Modeling of Vehicle–Bridge Interaction with Driver Behavior and Vehicular Safety Analysis during Earthquakes

Seismic isolation technology has enhanced bridge seismic performance, but seismic-induced dynamic responses still may threaten passing vehicles even if the bridge remains undamaged. This paper proposes an accident evaluation model for moving vehicles crossing long-span bridges under seismic excitation. A feedback mechanism integrating the bridge motion state into the driver’s behavioral response is incorporated into a three-dimensional earthquake–vehicle–bridge dynamic system. Numerical simulations of a biaxial truck passing the Changtai Yangtze River Bridge during an earthquake were conducted.
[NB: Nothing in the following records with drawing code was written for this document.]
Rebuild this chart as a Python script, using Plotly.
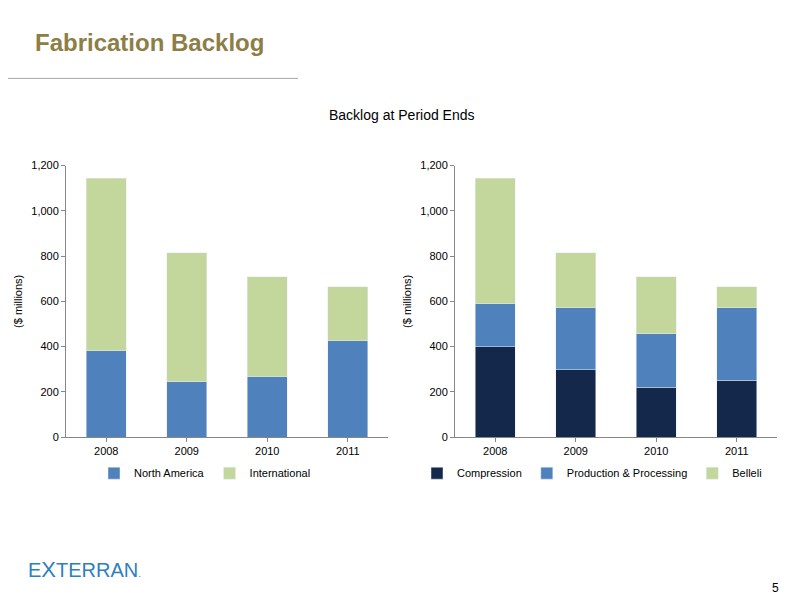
import plotly.graph_objects as go

years = ["2008", "2009", "2010", "2011"]
north_america = [381, 244, 266, 425]
international = [762, 571, 442, 239]
compression = [399, 297, 221, 252]
prod_processing = [190, 274, 235, 319]
belleli = [554, 244, 252, 93]

green = "#C3D69B"
blue = "#4F81BD"
navy = "#14284B"

# map reference pixel positions to paper coords (page is slightly offset/scaled when shot)
def px(x):
    return (x - 8) / 800
def py(y):
    return 1 - ((y - 13.75) / 0.978) / 600

fig = go.Figure()
fig.add_bar(x=years, y=north_america, name="North America", marker_color=blue, xaxis="x", yaxis="y", legend="legend")
fig.add_bar(x=years, y=international, name="International", marker_color=green, xaxis="x", yaxis="y", legend="legend")
fig.add_bar(x=years, y=compression, name="Compression", marker_color=navy, xaxis="x2", yaxis="y2", legend="legend2")
fig.add_bar(x=years, y=prod_processing, name="Production & Processing", marker_color=blue, xaxis="x2", yaxis="y2", legend="legend2")
fig.add_bar(x=years, y=belleli, name="Belleli", marker_color=green, xaxis="x2", yaxis="y2", legend="legend2")

yax = dict(range=[0, 1200], dtick=200, tickformat=",", showgrid=False, showline=True,
           linecolor="#868686", ticks="outside", ticklen=4, tickcolor="#868686",
           title=dict(text="($ millions)", font=dict(size=11), standoff=6), zeroline=False)
xax = dict(showline=True, linecolor="#868686", ticks="outside", ticklen=4, tickcolor="#868686")

fig.update_layout(
    width=800, height=600, barmode="stack", bargap=0.5,
    margin=dict(l=0, r=0, t=0, b=0), plot_bgcolor="white", paper_bgcolor="white",
    font=dict(family="Liberation Sans, Arial, sans-serif", size=11, color="black"),
    xaxis=dict(domain=[px(66), px(388)], anchor="y", **xax),
    yaxis=dict(domain=[py(436), py(165)], anchor="x", **yax),
    xaxis2=dict(domain=[px(455), px(777)], anchor="y2", **xax),
    yaxis2=dict(domain=[py(436), py(165)], anchor="x2", **yax),
    legend=dict(orientation="h", x=px(205), xanchor="center", y=py(472), yanchor="middle",
                font=dict(size=11), itemwidth=30, traceorder="normal"),
    legend2=dict(orientation="h", x=px(592), xanchor="center", y=py(472), yanchor="middle",
                 font=dict(size=11), itemwidth=30, traceorder="normal"),
    annotations=[
        dict(text="<b>Fabrication Backlog</b>", x=px(33), y=py(42), xref="paper", yref="paper",
             xanchor="left", yanchor="middle", showarrow=False,
             font=dict(size=24, color="#8C7E45", family="Liberation Sans")),
        dict(text="Backlog at Period Ends", x=px(402), y=py(105), xref="paper", yref="paper",
             showarrow=False, font=dict(size=14)),
        dict(text="E<span style='font-size:22px'>X</span>TERRAN<span style='font-size:10px'>.</span>",
             x=px(26), y=py(568), xref="paper", yref="paper", xanchor="left", yanchor="middle",
             showarrow=False, font=dict(size=20, color="#2E7FC1", family="Liberation Sans")),
        dict(text="5", x=px(781), y=py(587), xref="paper", yref="paper", xanchor="right",
             yanchor="middle", showarrow=False, font=dict(size=12)),
    ],
    shapes=[dict(type="line", xref="paper", yref="paper", x0=0, x1=px(298), y0=py(78), y1=py(78),
                 line=dict(color="#A6A6A6", width=1))],
)

fig.write_html("out.html")
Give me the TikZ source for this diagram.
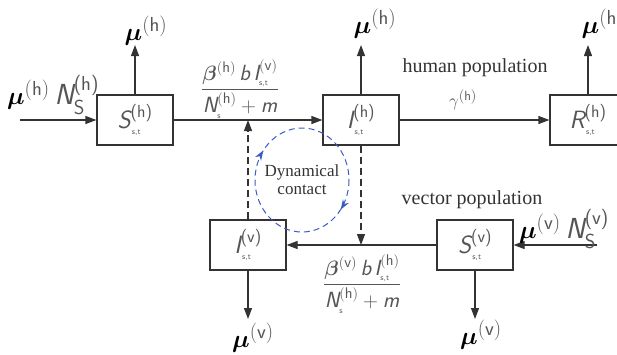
\documentclass[tikz,border=0pt]{standalone}
\usepackage{amsmath,bm}
\usepackage{fontspec}
\setmainfont{Liberation Serif}
\usetikzlibrary{arrows.meta,decorations.markings}
\definecolor{ln}{HTML}{333333}
\definecolor{lbl}{HTML}{555555}
\definecolor{cb}{HTML}{3A5BC0}
\newcommand{\sfi}[1]{\textsf{\itshape #1}}
\newcommand{\tinyst}[1]{\mbox{\fontsize{8}{8}\selectfont\sffamily #1}}
\newcommand{\cmp}[2]{$\sfi{#1}^{\textsf{(#2)}}_{\tinyst{\,s,t}}$}
\newcommand{\muh}[1]{$\boldsymbol{\mu}^{\textcolor{lbl}{(\textsf{#1})}}$}
\begin{document}
\begin{tikzpicture}[x=1pt,y=-1pt,
  box/.style={draw=ln,line width=1.2pt,minimum width=76pt,minimum height=50pt,inner sep=0pt,text=lbl,font=\fontsize{25}{25}\selectfont},
  arr/.style={draw=ln,line width=1.2pt,-{Triangle[length=11pt,width=8pt]}},
  dsh/.style={arr,dash pattern=on 7pt off 4pt},
  mu/.style={text=black,inner sep=0pt,font=\fontsize{29}{29}\selectfont},
  frac/.style={text=lbl,inner sep=0pt,font=\fontsize{22}{22}\selectfont},
  gam/.style={text=lbl,inner sep=0pt,font=\fontsize{19}{19}\selectfont},
  pop/.style={text=ln,inner sep=0pt,font=\fontsize{20}{20}\selectfont}]
\useasboundingbox (0,0) rectangle (617,354);
\clip (0,0) rectangle (617,354);
% boxes
\node[box] (Sh) at (135,120) {\cmp{S}{h}};
\node[box] (Ih) at (361,120) {\cmp{I}{h}};
\node[box] (Rh) at (588,120) {\cmp{R}{h}};
\node[box] (Iv) at (248,245) {\cmp{I}{v}};
\node[box] (Sv) at (475,245) {\cmp{S}{v}};
% free ends
\coordinate (inh) at (20,120);
\coordinate (inv) at (597,245);
\coordinate (uS) at (135,45);
\coordinate (uI) at (361,45);
\coordinate (uR) at (588,45);
\coordinate (dI) at (248,319);
\coordinate (dS) at (475,319);
% solid connectors
\draw[arr] (inh) -- (Sh);
\draw[arr] (Sh) -- (Ih);
\draw[arr] (Ih) -- (Rh);
\draw[arr] (Sv) -- (Iv);
\draw[arr] (inv) -- (Sv);
\draw[arr] (Sh) -- (uS);
\draw[arr] (Ih) -- (uI);
\draw[arr] (Rh) -- (uR);
\draw[arr] (Iv) -- (dI);
\draw[arr] (Sv) -- (dS);
% dashed
\draw[dsh] (Iv.north) -- (Iv.north |- Sh.east);
\draw[dsh] (Ih.south) -- (Ih.south |- Iv.east);
% labels
\node[mu] (lin) at (53,95) {\muh{h}\,\textcolor{lbl}{$\sfi{N}^{\textsf{(h)}}_{\textsf{S}}$}};
\node[mu] (l1) at (146,31) {\muh{h}};
\node[mu] (l2) at (375,24) {\muh{h}};
\node[mu] (l3) at (603,24) {\muh{h}};
\node[mu] (l4) at (253,338) {\muh{v}};
\node[mu] (l5) at (481,335) {\muh{v}};
\node[mu] (lvin) at (564,229) {\muh{v}\,\textcolor{lbl}{$\sfi{N}^{\textsf{(v)}}_{\textsf{S}}$}};
\node[frac] (f1) at (240,89) {$\dfrac{\boldsymbol{\beta}^{(\textsf{h})}\,\sfi{b}\,\sfi{I}^{(\textsf{v})}_{\tinyst{s,t}}}{\sfi{N}^{(\textsf{h})}_{\tinyst{s}}+\sfi{m}}$};
\node[frac] (f2) at (362,284) {$\dfrac{\boldsymbol{\beta}^{(\textsf{v})}\,\sfi{b}\,\sfi{I}^{(\textsf{h})}_{\tinyst{s,t}}}{\sfi{N}^{(\textsf{h})}_{\tinyst{s}}+\sfi{m}}$};
\node[gam] (g) at (463,100) {$\gamma^{(\textsf{h})}$};
\node[pop] (hp) at (475,68) {human population};
\node[pop] (vp) at (472,200) {vector population};
% dynamical contact
\node[text=ln,align=center,inner sep=0pt,font=\fontsize{17}{18}\selectfont] (dc) at (302,180) {Dynamical\\contact};
\draw[cb,line width=1pt,dash pattern=on 6pt off 4pt,
  postaction={decorate},
  decoration={markings,
    mark=at position 0.1 with {\arrow{Stealth[length=10pt,width=7pt]}},
    mark=at position 0.6 with {\arrow{Stealth[length=10pt,width=7pt]}}}]
  ([xshift=47pt]dc.center) arc[start angle=0,end angle=360,x radius=47,y radius=52];
\end{tikzpicture}
\end{document}
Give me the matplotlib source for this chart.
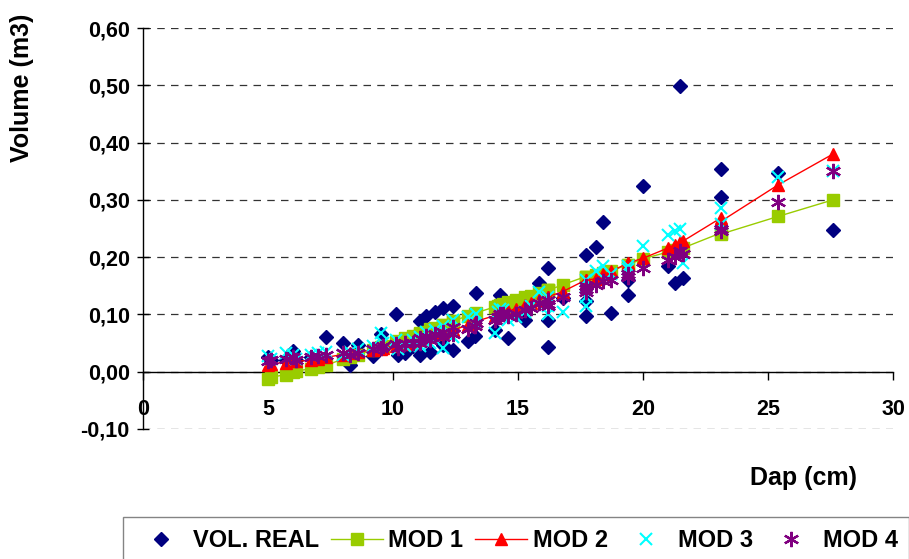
import matplotlib
matplotlib.use("Agg")
import matplotlib.pyplot as plt
from matplotlib.lines import Line2D

plt.rcParams["font.family"] = ["Liberation Sans", "DejaVu Sans"]
plt.rcParams["font.weight"] = "bold"

# ---- dados (Dap em cm, volumes em m3) ----
dap = [5.0, 5.1, 5.7, 6.0, 6.1, 6.7, 7.0, 7.3, 8.0, 8.27,
       8.6, 9.2, 9.5, 9.6, 10.13, 10.2, 10.5, 10.8, 11.07, 11.1,
       11.3, 11.5, 11.67, 12.0, 12.0, 12.4, 12.4, 13.0, 13.27, 13.33,
       14.07, 14.2, 14.27, 14.4, 14.6, 14.9, 15.27, 15.5, 15.85, 16.2,
       16.2, 16.2, 16.8, 17.7, 17.7, 17.7, 18.1, 18.4, 18.73, 19.4,
       19.4, 20.0, 21.0, 21.27, 21.5, 21.6, 23.1, 23.1, 25.4, 27.6]

vol_real = [0.025, 0.020, 0.020, 0.037, 0.020, 0.025, 0.020, 0.060, 0.050, 0.012,
            0.047, 0.027, 0.065, 0.045, 0.100, 0.030, 0.033, 0.045, 0.088, 0.030,
            0.097, 0.035, 0.105, 0.111, 0.047, 0.114, 0.038, 0.053, 0.062, 0.137,
            0.073, 0.110, 0.134, 0.125, 0.059, 0.100, 0.091, 0.120, 0.155, 0.181,
            0.091, 0.043, 0.129, 0.204, 0.123, 0.097, 0.218, 0.261, 0.102, 0.134,
            0.160, 0.325, 0.184, 0.155, 0.498, 0.163, 0.354, 0.305, 0.347, 0.247]

mod1 = [-0.012, -0.010, -0.005, 0.000, 0.001, 0.005, 0.008, 0.011, 0.022, 0.026,
        0.030, 0.038, 0.043, 0.045, 0.052, 0.053, 0.058, 0.062, 0.066, 0.067,
        0.070, 0.074, 0.076, 0.082, 0.082, 0.088, 0.088, 0.098, 0.101, 0.103,
        0.113, 0.115, 0.116, 0.118, 0.121, 0.125, 0.130, 0.133, 0.138, 0.142,
        0.142, 0.142, 0.152, 0.166, 0.166, 0.166, 0.169, 0.172, 0.176, 0.187,
        0.187, 0.197, 0.209, 0.212, 0.215, 0.216, 0.242, 0.240, 0.271, 0.300]

mod2 = [0.012, 0.014, 0.016, 0.018, 0.018, 0.020, 0.022, 0.025, 0.030, 0.032,
        0.034, 0.038, 0.040, 0.042, 0.045, 0.046, 0.049, 0.052, 0.056, 0.057,
        0.060, 0.063, 0.065, 0.068, 0.068, 0.072, 0.072, 0.082, 0.086, 0.088,
        0.098, 0.100, 0.101, 0.103, 0.106, 0.110, 0.116, 0.120, 0.126, 0.131,
        0.131, 0.131, 0.140, 0.160, 0.160, 0.160, 0.162, 0.170, 0.175, 0.190,
        0.190, 0.198, 0.216, 0.222, 0.227, 0.228, 0.268, 0.262, 0.326, 0.380]

mod3 = [0.028, 0.022, 0.032, 0.030, 0.022, 0.030, 0.032, 0.035, 0.030, 0.035,
        0.040, 0.045, 0.067, 0.050, 0.055, 0.040, 0.045, 0.055, 0.060, 0.045,
        0.070, 0.050, 0.072, 0.080, 0.042, 0.090, 0.060, 0.095, 0.085, 0.100,
        0.068, 0.105, 0.110, 0.108, 0.090, 0.095, 0.105, 0.115, 0.140, 0.130,
        0.100, 0.115, 0.105, 0.160, 0.130, 0.115, 0.175, 0.185, 0.170, 0.185,
        0.180, 0.219, 0.239, 0.245, 0.250, 0.190, 0.286, 0.257, 0.340, 0.350]

mod4 = [0.018, 0.020, 0.022, 0.025, 0.020, 0.025, 0.028, 0.030, 0.032, 0.030,
        0.033, 0.040, 0.042, 0.045, 0.048, 0.042, 0.050, 0.050, 0.058, 0.050,
        0.062, 0.055, 0.065, 0.070, 0.060, 0.078, 0.065, 0.075, 0.080, 0.085,
        0.090, 0.095, 0.100, 0.100, 0.098, 0.100, 0.108, 0.112, 0.120, 0.125,
        0.115, 0.118, 0.130, 0.140, 0.145, 0.150, 0.152, 0.158, 0.160, 0.165,
        0.170, 0.181, 0.195, 0.200, 0.210, 0.205, 0.250, 0.245, 0.297, 0.350]

y_ticks = [-0.1, 0.0, 0.1, 0.2, 0.3, 0.4, 0.5, 0.6]
y_tick_labels = ["-0,10", "0,00", "0,10", "0,20", "0,30", "0,40", "0,50", "0,60"]
x_ticks = [0, 5, 10, 15, 20, 25, 30]

fig = plt.figure(figsize=(9.09, 5.59), dpi=100)
ax = fig.add_axes([143 / 909, 1 - 429 / 559, 750 / 909, 401 / 559])

ax.plot(dap, vol_real, linestyle="none", marker="D", ms=7,
        color="#000080", label="VOL. REAL", zorder=3)
ax.plot(dap, mod1, color="#99CC00", lw=1.0, marker="s", ms=8,
        label="MOD 1", zorder=4)
ax.plot(dap, mod2, color="#FF0000", lw=1.0, marker="^", ms=9,
        label="MOD 2", zorder=5)
ax.plot(dap, mod3, linestyle="none", marker="x", ms=9, mew=1.5,
        color="#00FFFF", label="MOD 3", zorder=6)
ax.plot(dap, mod4, linestyle="none", marker=(6, 2, 0), ms=11, mew=1.6,
        color="#800080", label="MOD 4", zorder=7)

ax.set_xlim(0, 30)
ax.set_ylim(-0.1, 0.6)
ax.set_yticks(y_ticks)
ax.set_yticklabels(y_tick_labels)
ax.set_xticks(x_ticks)
ax.set_xticklabels([str(v) for v in x_ticks])

ax.spines["top"].set_visible(False)
ax.spines["right"].set_visible(False)
ax.spines["bottom"].set_position(("data", 0))
ax.spines["left"].set_linewidth(1.0)
ax.spines["bottom"].set_linewidth(1.0)

ax.tick_params(axis="y", direction="inout", length=9, width=1, labelsize=15.5, pad=5)
ax.tick_params(axis="x", direction="out", length=6, width=1, labelsize=15.5, pad=14)

ax.yaxis.grid(True, linestyle=(0, (6, 5)), color="#333333", lw=0.9)
ax.set_axisbelow(True)

fig.text(22 / 909, 1 - 88 / 559, "Volume (m3)", rotation=90, ha="center",
         va="center", fontsize=18, fontweight="bold")
fig.text(804 / 909, 1 - 478 / 559, "Dap (cm)", ha="center", va="center",
         fontsize=18, fontweight="bold")

handles = [
    Line2D([], [], linestyle="none", marker="D", ms=7, color="#000080"),
    Line2D([], [], color="#99CC00", lw=1.0, marker="s", ms=8),
    Line2D([], [], color="#FF0000", lw=1.0, marker="^", ms=9),
    Line2D([], [], linestyle="none", marker="x", ms=9, mew=1.5, color="#00FFFF"),
    Line2D([], [], linestyle="none", marker=(6, 2, 0), ms=11, mew=1.6, color="#800080"),
]
labels = ["VOL. REAL", "MOD 1", "MOD 2", "MOD 3", "MOD 4"]
leg = fig.legend(handles, labels, loc="upper left",
                 bbox_to_anchor=(123 / 909, 1 - 517 / 559), ncol=5,
                 fontsize=17, frameon=True, fancybox=False, edgecolor="#666666",
                 handlelength=2.2, handletextpad=0.25, columnspacing=0.5,
                 borderpad=0.5, borderaxespad=0)
leg.get_frame().set_linewidth(1.0)

fig.savefig("out.png", dpi=100)
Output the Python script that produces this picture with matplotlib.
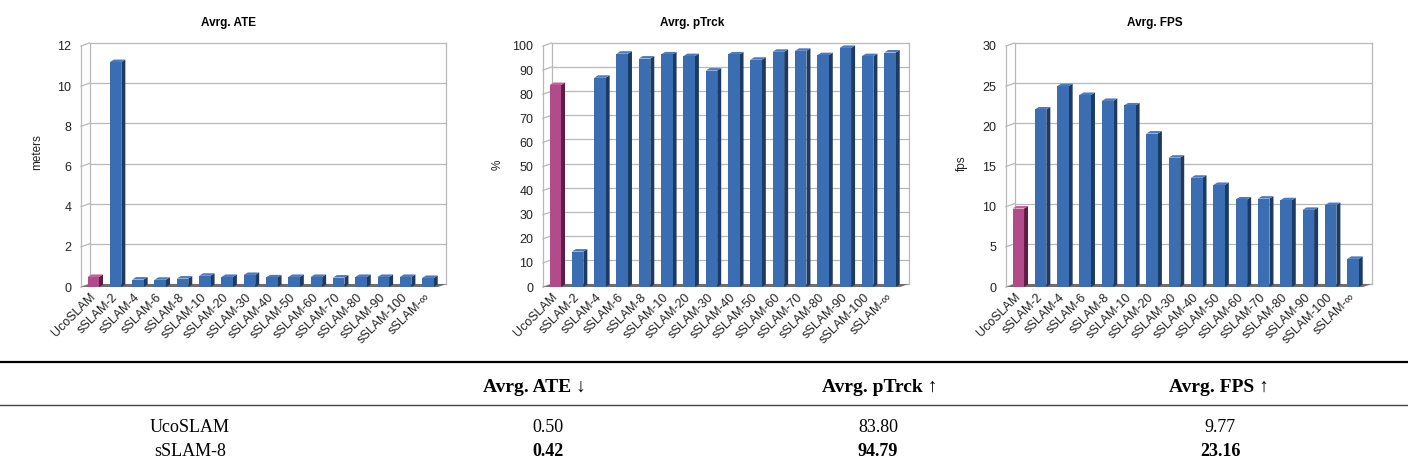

The results indicate that drivers have sufficient time to avoid significant lateral drift when encountering an earthquake while driving on the bridge, and vehicle sideslip and yaw accidents are generally unlikely. Vehicles traveling at lower speeds require more-frequent and pronounced steering corrections, facing a greater risk of sideslip. Higher speeds increase the risk of rollover because of higher centrifugal forces. Vibration parameters related to the vehicle’s roll vibration are the primary factors contributing to the critical state of vehicle rollover. Under large seismic excitation, vehicle speeds have an insignificant impact on rollover accidents. Large earthquakes markedly increase the likelihood of both sideslip and rollover; rollover is more probable than sideslip, and yaw divergence is the least likely to occur.